Bentley, because he had been deprived of these degrees
without a hearing.
• In the case of Cooper v Wandsworth Board of Works, the
plaintiff was a builder and the defendant was the Board of
Works for the Wandsworth District.
• The Plaintiff’s building was pulled down under the authority
of an Act of Parliament without giving the plaintiff a hearing.
The Court held that this was contrary to the rules of natural
justice and that the board would have suffered no
disadvantage if they had given him a hearing.
• Darkwa v The Republic – the appellant was a former senior
police officer who had adverse findings made against her by
the Committee appointed under the Committee of Inquiry
(Recent disturbances in the Police Force) Instrument.
• The recommendations of the letter required that she
proceed on retirement. She appealed against the findings of
the letter to the Court of Appeal.
• The Court held that a Committee of Inquiry like a
Commission of Inquiry, was a fact finding tribunal not a
criminal trial. They had a duty to verify the allegations which
involved giving the person involved an opportunity to
challenge the allegation.
Nemo judex in causa sua (do not be a judge in
your own cause)
• The second principle of natural justice which is nemo judex
in causa sua translates as do not be a judge in your own
cause or do not act as a judge in a case in which you are an
interested party.
• What it means to be an interested party has been decided by
the courts in a host of cases.
• In the case of R v Gough, the defendant had been convicted
of robbery. In a bid to get his conviction quashed, he
appealled, saying that a member of the jury was a neighbour
to his brother, and there was therefore a risk of bias.
• This was of particular significance as the defendant was charged
with conspiracy with that brother to commit burglaries.
• In this case, that juror signed an affidavit stating that she realized
she was a neighbour to the accused’s brother only after the trial
ended.
• The Court held that in deciding bias, the test was whether there
was a real danger of bias on the part of the judge or juror and
not just a mere possibility of bias. Per Lord Goff “When
considering whether there is a real danger of injustice, the court
gives effect to the maxim, but does so by examining all the
material available and giving its conclusion on that material”.
• If the court having done so is satisfied there is no danger of
the alleged bias having created injustice, then the application
to quash the decision should be dismissed.
• Lord Goff also noted in R v Gough that real likelihood of bias
should be limited to pecuniary and proprietary interest only.
• This test of real likelihood of bias was affirmed in Sallah v AG
when a preliminary objection was raised on whether Justices
Sowah and Apalloo could hear the case.
• Dimes v Grand Junction - The Lord Chancellor, Lord Cottenham,
owned a substantial shareholding in the defendant canal which was
an incorporated body. He sat on appeal from the Vice-Chancellor, and
affirmed a judgment in favour of the company. There was an appeal
on the grounds that the Lord Chancellor was disqualified.

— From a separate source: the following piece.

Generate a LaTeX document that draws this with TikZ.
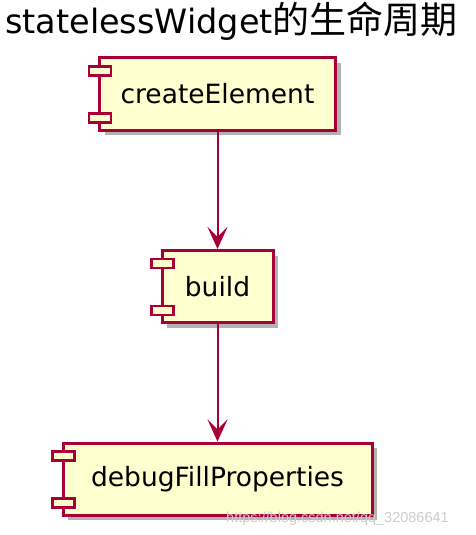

• It was held that Lord Cottenham was disqualified from sitting as a
judge in the cause because he had an interest in the suit. The Court
held that the principle no man should be a judge in his own cause,
applies not only where the judge is a party in the case but also where
he has an interest in the case.
• Akufo-Addo v Qurashie Idun – A circular was issued to
judicial officers that only lawyers who had taken out
solicitors licenses should be given audience in Court. The
appellants brought an action in the Court of Appeal against
the interim injunction given against them. At the Court of
Appeal, the bench was empaneled by the Chief Justice,
Edward Akufo-Addo. The respondent argued that since the
Chief Justice had an interest in the matter, he would be
choosing judges in his own case contrary to the rules of
natural justice.
• Held – the duty of the CJ was to constitute benchers of the
Court of Appeal, this was part of his administrative duties.
The only situation when another could be nominated to do
this was when he was ill or outside the country. Where a
statute required a person to perform an act he had to do it
• even if its performance conflicted with the rules of natural
justice.
• This principle was affirmed in the more recent case of Agyei-
Twum v Attorney-General
• NB: students must note that the ability to set aside a ruling
on account of the fact that the rules of natural justice were
not followed only applies if the defaulting party is a public
body. In our next topic, we would examine this into detail.